We had 7 of his vocal compositions:
1. Morning Star (2007)
2. Most Holy Mother (2003)
3. The Deer's Cry (2007)
4. Solfeggio (1963)
5. Seven Magnificat Antiphons (1988): O Wisheit (O Wisdom), O Adonai, O Sproß aus
Isais Wurzel (O Root of the Tree of Jesse), O Shlüßel David (O Key of David), O
Morgenstern (O Morning Star) O König aller Völker (O King of All Nations), O Immanuel
6. Missa Syllabica (1977) Kyrie, Gloria, Credo, Sanctus, Benedictus, Agnus Dei, Ite Missa
est
7. Kanon Pokkajanen (selections) (1997): Kontakion & Ikos, Ode IX: Heirmos, Theotokion, Prayer
The number of works may look huge but they are all short pieces, seldom lasting more than two or three minutes each. So it was not a very long concert by the performers, the famous Theatre of Voices founded by Paul Hillier in 1990, popularly known as the Hilliard Ensemble, which has recorded numerous CDs, through which I first learn of their existence years ago.
Arvo Pärt's Morning Star
This is a piece commissioned by Durham U to celebrate its 175th anniversary.
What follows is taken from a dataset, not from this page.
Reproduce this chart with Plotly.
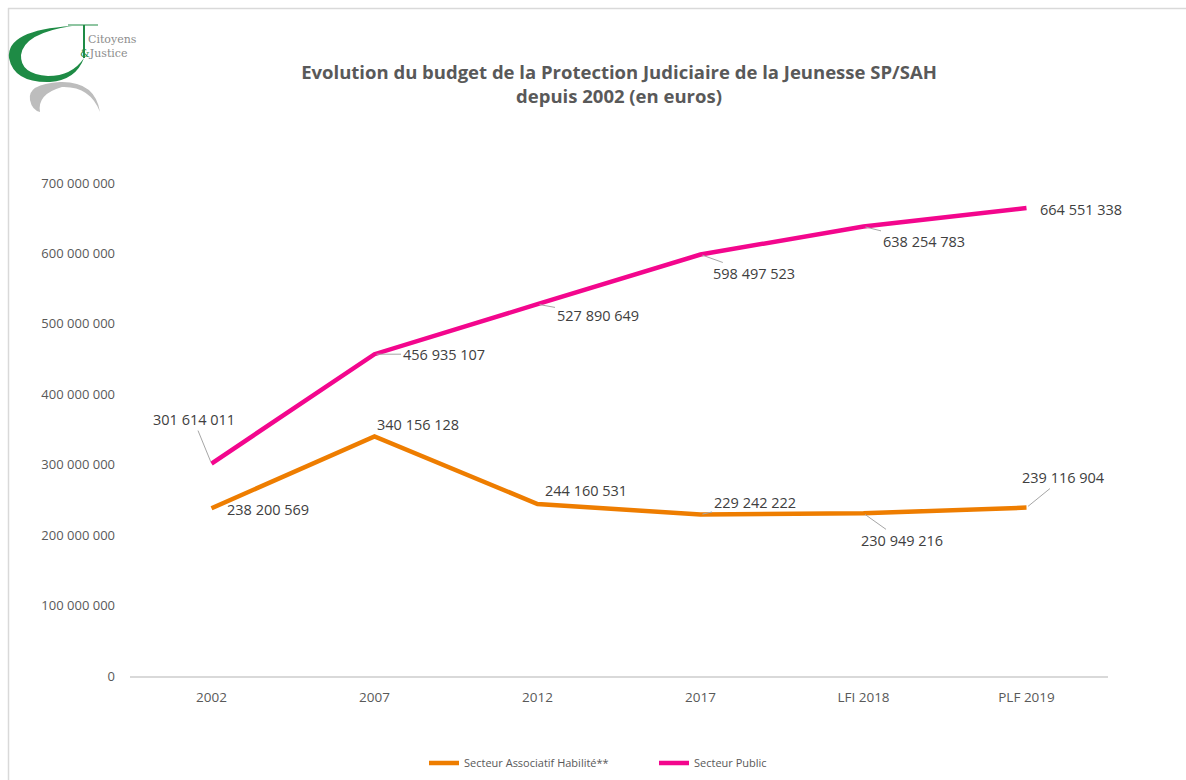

Pärt chose a text found inside Durham Cathedral: "Christ is the morning star, who when the night of this world is past brings to his saints the promise of the light of life and opens everlasting day." He repeats the same sentence "Christ is the morning star" beginning in different notes by the male and female singing separately and then continues with the rest of the words of the text by the singers singing together.
Pärt's Most Holy Mother of God
In 2003, Pärt wrote and dedicated this piece for four voices to the Hilliard Ensemble, a piece which repeats a single 7-word phrase to be sung alone, one after the other or together by 4 singers.
Pärt's The Deer's Cry
This is a piece for the SATB choir of the "St. Patrick's Breastplate" (St. Patrick being the patron saint of Ireland). Each of the sentences in this hymn begins with the word "Christ" and starts with the lower notes which climb higher and higher and then break out into polyphony, reaching a climax and then it subsides again into silence.
Pärt's Solfeggio
This is a piece Pärt wrote whilst experimenting with serial music in 1963, beginning with ascending notes on the tonal scale. He names it "Solfeggio" because he thought of it as a study for a capella choir focusing on two notes "sol" (G") and "fa" (F) although there are complex variations.
Pärt's Magnificat Antiphon
For those who are not Catholics, Antiphon is originally the singing response of the congregation to the lead in a hymn by the official choir or the priest celebrating the mass.This Antiphon is the response to the Magnificat (or the Song celebrating the day the Blessed Virgin Mary was reported to have received news from an angel that she would be the mother of the Savior) in the 7 days of Holy Week of the Advent just before Christmas Day. Each piece of this composition evokes a different mood. Some of them are sung by all the members of the ensemble together whilst other parts are sung by only the female or the male singers and some by first the male and then the female.
Pärt's Missa Syllabica
This is a piece written in 1977 and is an example of what Pärt calls "tintinabuli" (little bell) method of composition in which each word of the different parts of the mass: (Kyrie, Gloria, Credo, Sanctus, Benedictus, Agnus Dei, Ite Missa est ) is given a new pitch. Here he uses silence to emphasize the tonal quality of the individual notes. For those who have studied in Catholic schools and attended Latin masses, the Latin words evokes a string of memories and may have special personal meanings opaque to others.
Kanon Pokkajanen: Kontakion & Ikos
The text of this song is Slavonic, the language of the Orthodox Church
in Eastern Europe. According to the Programme Notes, Pärt says that the
composition is so much an expression of the words that "the entire
structure of the musical compostion is subject to the text and its
laws". The entire work consists of 9 odes lasting some 90 minutes and it
takes him 2 years to complete them and 3 other sections.
Kanon Pokkajanen (Canon of Repentance): Ode IX
Kanon Pokkajanen (Canon of Repentance): Prayer after the Canon
Listening to the Hilliard Ensemble makes one think. Does music always have to be that complex and that "rich", with tens of musical instruments with complicated musical structures by different sections of the orchestra or choir, playing together, with elaborate harmonies and dissonances before it can be moving? If Pärt does not succeed in making his music liked by all and sundry, he at least succeeds in making us reflect on what exactly it is that evokes emotions in the human heart. If one may judge from Pärt's works, 'simplicity' and "purity' of tones certainly seem not a totally non-feasible option. Thanks to the ensemble the singing of whose members is uniformly good (except that for some numbers, the voice of one of the sopranos seems a tad too loud), I had the opportunity of hearing Pärt's work live. It is not an experience that I will easily forget.